Doların yükselmesinde ABD’nin tek başına mı olduğunu düşünüyorsunuz? Bunu Trump’ın aptallığı başlattı evet; ama köpürtenlerden biri de İngiltere. Körfez ülkeleri köpürtmedi mi; Suud parasıyla, lobisiyle bu saldırıya katılma mı? Mesele şu; ABD, Türkiye’yi 1945’te bir av olarak boğazlamış ağzında kaptığı av olarak dolaştırıyordu. Türkiye zamanla güçlendi ve saplanmış dişleri tek tek sökerken, geveze Trump ağzını açınca daha hızlı kurtulmaya başladı. Şu an itibariyle Trump’ın Kasım 2018’de Kongre seçimleri var, kafasında hayal ettiği aptalca bir “Yeniden Harika Amerika” diye baştan sona dolar endeksli güya bir güç planı var, Yahudiler’den aldığı gaz var, İngiltere’nin yaptığı ters köşeler var… Bu kadar saçma telaşın altına ezilen Trump, giderek daha da geveze oluyor ve ağzını her açtığında 75 senedir dişlerinin arasında tuttuğu ne varsa düşürüyor. İşte Putin, Kraliçe, Hamaney ve Cinping, Trump’ın tünediği Beyaz Saray’ın altına gelmişler ağacı sallayıp düşenleri toplama telaşındalar. Demem o ki, Trump’ın ağzından düşüp İngiltere’nin, Rusya’nın ağzına girmenin de bir âlemi yok. Nereden biliyoruz bunu? Mesela Berlin Uluslararası İktisat Üniversitesi Başkanı Jörg Rocholl’ün açıklamasına bakalım. Bu 45 yaşındaki adam, derin Almanya’nın sözüne itibar ettiği birisidir. Diyor ki: “Dolar krizi, Türkiye’de yeniden adalet tesisi için bir fırsattır; hukuk tesis edilmezse kriz çözülemez…”

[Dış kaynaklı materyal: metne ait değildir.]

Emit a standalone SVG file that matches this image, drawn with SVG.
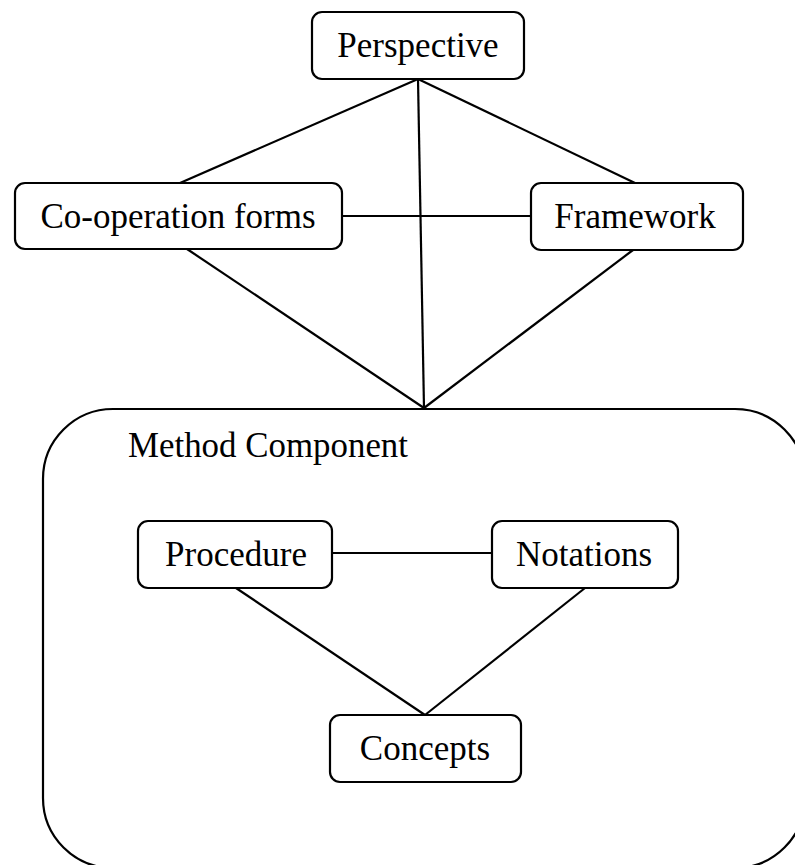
<svg xmlns="http://www.w3.org/2000/svg" width="795" height="865" viewBox="0 0 795 865">
<style>
.box{fill:#fff;stroke:#000;stroke-width:2.2}
.cont{fill:none;stroke:#000;stroke-width:2.2}
.lbl{font-family:"Liberation Serif","Times New Roman",serif;font-size:35px;fill:#000}
.c{text-anchor:middle}
#connectors line{stroke:#000;stroke-width:2.2}
</style>
<rect width="795" height="865" fill="#fff"/>
<g id="method-component">
<rect class="cont" x="43" y="409" width="762" height="459" rx="70" ry="70"/>
<text class="lbl" x="128" y="457" textLength="280" lengthAdjust="spacingAndGlyphs">Method Component</text>
</g>
<g id="connectors">
<line x1="418" y1="79" x2="180" y2="183"/>
<line x1="418" y1="79" x2="635" y2="183"/>
<line x1="418" y1="79" x2="424" y2="408"/>
<line x1="342" y1="216" x2="531" y2="216"/>
<line x1="187" y1="249" x2="424" y2="408"/>
<line x1="633" y1="250" x2="424" y2="408"/>
<line x1="332" y1="553" x2="492" y2="553"/>
<line x1="236" y1="588" x2="425" y2="715"/>
<line x1="585" y1="588" x2="425" y2="715"/>
</g>
<g id="perspective">
<rect class="box" x="312" y="12" width="212" height="67" rx="10"/>
<text class="lbl c" x="418" y="57">Perspective</text>
</g>
<g id="co-operation-forms">
<rect class="box" x="15" y="183" width="327" height="66" rx="10"/>
<text class="lbl c" x="178" y="228">Co-operation forms</text>
</g>
<g id="framework">
<rect class="box" x="531" y="183" width="212" height="67" rx="10"/>
<text class="lbl c" x="635" y="228">Framework</text>
</g>
<g id="procedure">
<rect class="box" x="138" y="521" width="194" height="67" rx="10"/>
<text class="lbl c" x="236" y="566">Procedure</text>
</g>
<g id="notations">
<rect class="box" x="492" y="521" width="186" height="67" rx="10"/>
<text class="lbl c" x="584" y="566">Notations</text>
</g>
<g id="concepts">
<rect class="box" x="330" y="715" width="191" height="67" rx="10"/>
<text class="lbl c" x="425" y="760">Concepts</text>
</g>
</svg>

Adaletten, hukuktan kastının ne olduğunu izah etmeye gerek var mı? “ABD, Türkiye’yi köşeye sıkıştırdıysa biz teslim alalım” diyor yani. Bu hep böyledir, bir ülkede kriz varsa bu başka ülkeler için o ülkeyi teslim alma fırsatıdır. Bu teslim alma işine “dostluk” denir.

1945 yılı sonrası dünyanın kesin kuralı şudur: “Amerika’ya dost olarak işe yaramazsan düşman olarak işe yararsın. Amerika, dostlarından kazandığından daha çok parayı düşmanlarından kazanıyor 50 senedir…”

Devlet tam da bu keskin dengenin üzerinde savaş veriyor. Uluslararası varlık ve söz hakkı mücadelemizin kritik aşamasındayız. Türkiye’nin Irak, Kazakistan, Suriye, Ürdün, Arnavutluk, Yunanistan olmadığını onlar çok iyi biliyorlar. Asıl dert bunu biz bilmiyoruz. Şimdi bu sınıf atlamaya, gerçek yerimize gelmeye çalıştığımız büyük gelecek kavgasında devletin hareket kabiliyeti doğrudan sivil kamuoyunun birlikteliğine bağlı. Konu AK Parti-CHP meselesi değildir. Şu anda CHP’nin bile kendi içinde yaşadığı kavga Türkiye’ye zarar verir. Hemen acilen, ya Kılıçdaroğlu ya İnce kendini Türkiye’nin geleceği için feda etmeli ve CHP bir araya gelmelidir mesela. Her aile önce kendi içinde birlik olacak. Sonra bütün aileler aralarında birlik olacak. Sonunda herkes devleti etrafında birlik olacak. Bunun başka hiçbir yolu yok. En ufak bir şımarıklık kalenin kapısını içeriden açmaktır. İlaç saklayan ecza depoları, ‘Dur bakalım bayram geçsin’ diye un stoklayan değirmenler, ithalatla hiçbir ilgisi olmayan mallara zaman yapan toptancılar, kiracılarını arayıp zam isteyen mal sahipleri ya da ‘Para yok’ diye dolar bozmayan döviz büroları hepsi düşmana üç kuruş için içeriden kapı açan hainlerdir işte. Yalan yanlış haberler yapan gazetecilerse kalenin üzerine çıkıp düşmana “Buraya vurun” diye işaret veren casuslardır. Bütün yaşanan bu sancılar, Türkiye’nin yeni seviyesini kabul ettirme kavgası.

Hep birlikte Türkiye’yi müdafaa ederken öte yandan acele etmemiz gereken başka bir konu da krizi derinleştirme ve dünyaya yayma çabaları olmalıdır. Çünkü bu kriz, ABD’nin düşmanlarının sayısını artırdığı gibi ona karşı ittifakları da büyütüyor. Bu durumda 1945 sonrası sömürü düzenini sarsmak için birinci hamle olan “Dolar hegemonyasının bozma” hedefi bu savaşın şiddetinin artmasıyla sağlanabilir.